# Is my stance TOO ducked??



## Vincent Gagnon (Dec 22, 2017)

TedBundy said:


> I finally got my own gear and I am extremely excited for this season! I usually rent and when I rent a ride burtons LTR board which is cambered and my stance is set to +24 -18. I currently bought an Arbor foundation which is a rocker system board.
> 
> I've read a lot that riding this ducked out may feel comfortable to me but will have some serious effects on my knees. Should I try to close the stance to around 15 -15? Or am I okay with what Im currently riding at?
> 
> Im looking to move into park and start hitting rails and boxes soon. Thanks!


m looking to move into park and start hitting rails and boxes soon. Thanks![/quote]

Well first, three questions: 

Do you fell comfortable and balanced when you are riding with this stance?
Does your knees hurts?
When you walk normally, did you ever noticed if your feet are more or less "ducked"?

I don't think there is a definitive answer to your question, honnestly, it depends.

I know that when I ride a directionnal, I prefer +21/-18, when I ride a twin, I prefer -18/-18.
I tried de -15/-15 (wich is a good place to start) but the way I naturally walk is more "ducked" and I felt uncomfortable.

In short: try different settings, and keep them for more then a few runs, different setting always feel kind of awkward at first, you need time to get use to it.

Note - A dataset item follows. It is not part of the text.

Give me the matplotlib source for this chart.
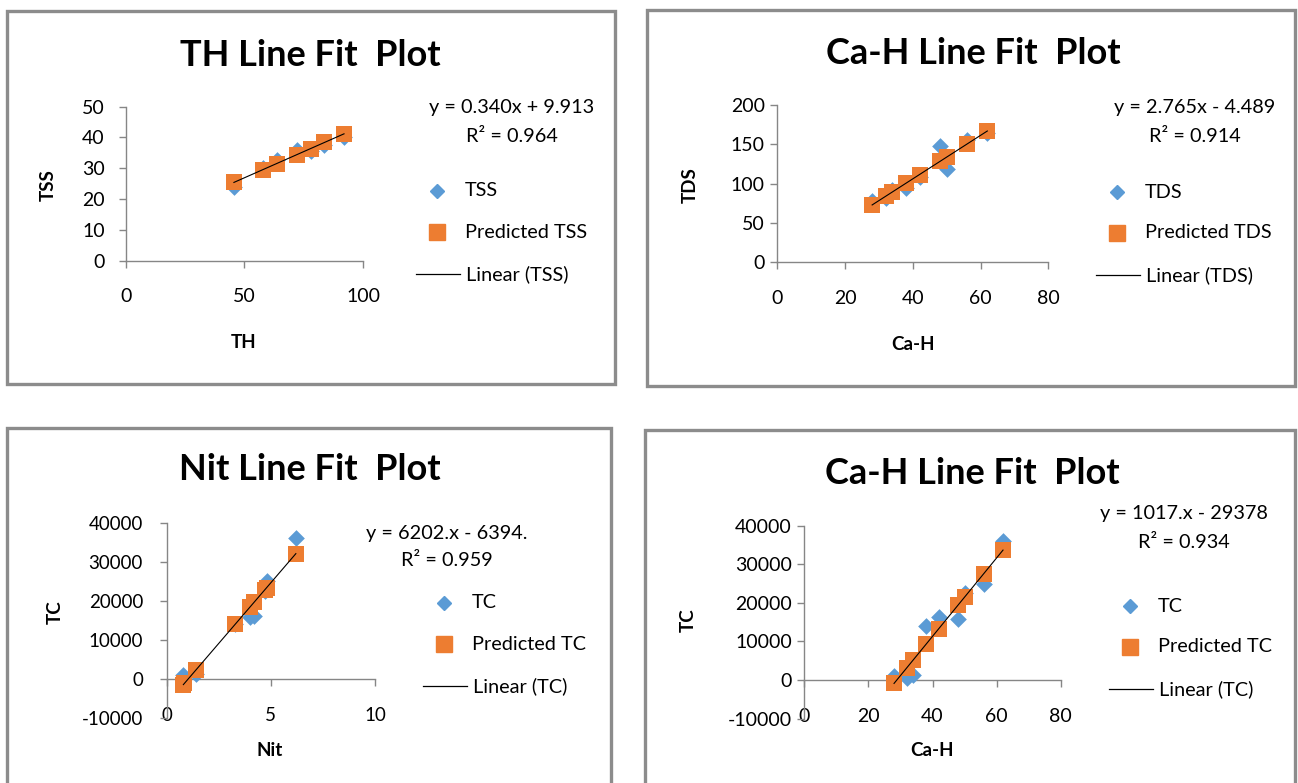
import matplotlib
matplotlib.use("Agg")
import matplotlib.pyplot as plt
from matplotlib.lines import Line2D
from matplotlib.patches import Rectangle

plt.rcParams["font.family"] = ["Lato", "DejaVu Sans"]
plt.rcParams["axes.unicode_minus"] = False

W, H = 1298, 783
BLUE = "#5B9BD5"
ORANGE = "#ED7D31"
AXIS = "#868686"
BORDER = "#8C8C8C"

# TH vs TSS
th = [45.6, 58, 63.6, 72, 78, 83.7, 92]
tss = [23.9, 30.2, 32.8, 36.0, 35.5, 37.7, 40.2]
tss_pred = [25.4, 29.6, 31.5, 34.4, 36.4, 38.4, 41.2]
tss_fit = (0.340, 9.913)

# Ca-H vs TDS
cah = [28, 32, 34, 38, 42, 48, 50, 56, 62]
tds = [78, 82, 92, 94, 108, 148, 118, 156, 164]
tds_pred = [72.9, 84.0, 89.5, 100.6, 111.6, 128.2, 133.8, 150.3, 167.0]
tds_fit = (2.765, -4.489)

# Nit vs TC
nit = [0.8, 0.85, 1.4, 3.3, 4.2, 4.0, 4.7, 4.8, 6.2]
tc = [1000, 500, 1200, 14000, 16200, 15800, 22500, 25000, 36000]
tc_pred_nit = [-1430, -1120, 2290, 14070, 19650, 18410, 22760, 23380, 32060]
tc_nit_fit = (6202, -6394)

# Ca-H vs TC
tc_pred_cah = [-900, 3200, 5200, 9300, 13300, 19400, 21500, 27600, 33700]
tc_cah_fit = (1017, -29378)


def frac(x, y):
    return x / W, 1 - y / H


def rect(x0, y0, x1, y1):
    return [x0 / W, 1 - y1 / H, (x1 - x0) / W, (y1 - y0) / H]


fig = plt.figure(figsize=(W / 100, H / 100), dpi=100)

# рамки панелей
for x0, y0, x1, y1 in [(7, 11, 615, 384), (647, 10, 1295, 386),
                       (7, 428, 611, 790), (645, 430, 1295, 790)]:
    fig.patches.append(Rectangle((x0 / W, 1 - y1 / H), (x1 - x0) / W, (y1 - y0) / H,
                                 transform=fig.transFigure, fill=False,
                                 edgecolor=BORDER, linewidth=2.4))


def panel(box, x, y, yp, fit, xlim, ylim, xticks, yticks, xlabel, ylabel,
          title, title_xy, xlab_xy, ylab_xy, eq, eq_xy, leg_xy, name,
          zero_axis=False, ypad=8, fs=14.3, tfs=14):
    ax = fig.add_axes(rect(*box))
    ax.scatter(x, y, marker="D", s=8.5 ** 2, color=BLUE, zorder=3, linewidths=0)
    ax.scatter(x, yp, marker="s", s=12 ** 2, color=ORANGE, zorder=4, linewidths=0)
    x0, x1 = min(x), max(x)
    ax.plot([x0, x1], [fit[0] * x0 + fit[1], fit[0] * x1 + fit[1]],
            color="black", linewidth=0.8, zorder=5)
    ax.set_xlim(*xlim)
    ax.set_ylim(*ylim)
    ax.set_xticks(xticks)
    ax.set_yticks(yticks)
    for s in ["top", "right"]:
        ax.spines[s].set_visible(False)
    for s in ["left", "bottom"]:
        ax.spines[s].set_color(AXIS)
        ax.spines[s].set_linewidth(1.0)
    if zero_axis:
        ax.spines["bottom"].set_position(("data", 0))
    ax.tick_params(axis="both", direction="out", length=5, width=1.0,
                   color=AXIS, labelsize=tfs, labelcolor="black")
    ax.tick_params(axis="x", pad=15)
    ax.tick_params(axis="y", pad=ypad)
    ax.patch.set_alpha(0)

    fig.text(*frac(*title_xy), title, ha="center", va="center",
             fontsize=26, fontweight="bold")
    fig.text(*frac(*xlab_xy), xlabel, ha="center", va="center",
             fontsize=13.5, fontweight="bold")
    fig.text(*frac(*ylab_xy), ylabel, ha="center", va="center",
             fontsize=13.5, fontweight="bold", rotation=90)
    ex, ey = eq_xy
    fig.text(*frac(ex, ey), eq[0], ha="center", va="center", fontsize=fs)
    fig.text(*frac(ex, ey + 28), eq[1], ha="center", va="center", fontsize=fs)

    lx, ly = leg_xy
    fig.add_artist(Line2D([lx / W], [1 - ly / H], marker="D", markersize=7,
                          color=BLUE, linestyle="none", transform=fig.transFigure))
    fig.add_artist(Line2D([lx / W], [1 - (ly + 41) / H], marker="s", markersize=11,
                          color=ORANGE, linestyle="none", transform=fig.transFigure))
    fig.add_artist(Line2D([(lx - 21) / W, (lx + 23) / W], [1 - (ly + 83) / H] * 2,
                          color="black", linewidth=0.9, transform=fig.transFigure))
    tx = lx + 28
    fig.text(*frac(tx, ly), name, ha="left", va="center", fontsize=fs)
    fig.text(*frac(tx, ly + 41), "Predicted " + name, ha="left", va="center", fontsize=fs)
    fig.text(*frac(tx + 1, ly + 83), "Linear (" + name + ")", ha="left", va="center",
             fontsize=fs)
    return ax


panel((125.7, 106.7, 363, 260.7), th, tss, tss_pred, tss_fit,
      (0, 100), (0, 50), [0, 50, 100], [0, 10, 20, 30, 40, 50],
      "TH", "TSS", "TH Line Fit  Plot", (310, 55), (244, 342), (48, 185),
      ("y = 0.340x + 9.913", "R\u00b2 = 0.964"), (512, 108), (437, 191), "TSS",
      ypad=10)

panel((777.3, 105, 1048.3, 262.3), cah, tds, tds_pred, tds_fit,
      (0, 80), (0, 200), [0, 20, 40, 60, 80], [0, 50, 100, 150, 200],
      "Ca-H", "TDS", "Ca-H Line Fit  Plot", (973, 53), (913, 345), (690, 185),
      ("y = 2.765x - 4.489", "R\u00b2 = 0.914"), (1195, 108), (1117, 192), "TDS",
      ypad=4)

panel((166.7, 522.6, 375, 718.1), nit, tc, tc_pred_nit, tc_nit_fit,
      (0, 10), (-10000, 40000), [0, 5, 10], [-10000, 0, 10000, 20000, 30000, 40000],
      "Nit", "TC", "Nit Line Fit  Plot", (310, 470), (270, 750), (55, 612),
      ("y = 6202.x - 6394.", "R\u00b2 = 0.959"), (447, 533), (444, 603), "TC",
      zero_axis=True, ypad=12, tfs=13.5)

panel((804.3, 525.7, 1060.7, 718.5), cah, tc, tc_pred_cah, tc_cah_fit,
      (0, 80), (-10000, 40000), [0, 20, 40, 60, 80], [-10000, 0, 10000, 20000, 30000, 40000],
      "Ca-H", "TC", "Ca-H Line Fit  Plot", (972, 474), (932, 750), (688, 620),
      ("y = 1017.x - 29378", "R\u00b2 = 0.934"), (1184, 514), (1130, 606), "TC",
      zero_axis=True, ypad=4)

fig.savefig("out.png", dpi=100)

...and if a position is really bad for your your knees, you should be able to notice the discomfort.


----------



## freshy (Nov 18, 2009)

Go with whats comfortable. 
Dial it in by consciously thinking if your feet want to rotate or move side to side. 
It's not too ducked if you don't think so.


----------



## Siphaeon (Oct 11, 2018)

IMHO, whatever is best for you. I remember a pro'ish guy back in the days (depending of the definition) who had this +8,+15 or something similarly 'stupid' stance and he felt most comfortable on that. Also if I recall right, Dewun Walsh had even more ducked stance than you and we all know how he rides so, again, whatever is best for you?
Still, finding the right stance can take time and it's highly recommended to take your time to find the most comfortable settings.


----------



## wrathfuldeity (Oct 5, 2007)

^this...stances can change over time/progression


----------



## BoardieK (Dec 21, 2015)

I spent last season riding +27 -9 but I might go back to +27 -6 next year.

I should add that I rode +27 +6 for years bit that did strain my knee a lot on occasion and I found that I could get a lot lower with a neg rear foot.


----------



## TedBundy (Dec 23, 2013)

BoardieK said:


> I spent last season riding +27 -9 but I might go back to +27 -6 next year.


Nice dude I always figured it could go all the way up to 30 for a reason. Everyone has a preference. Appreciate the feedback.


----------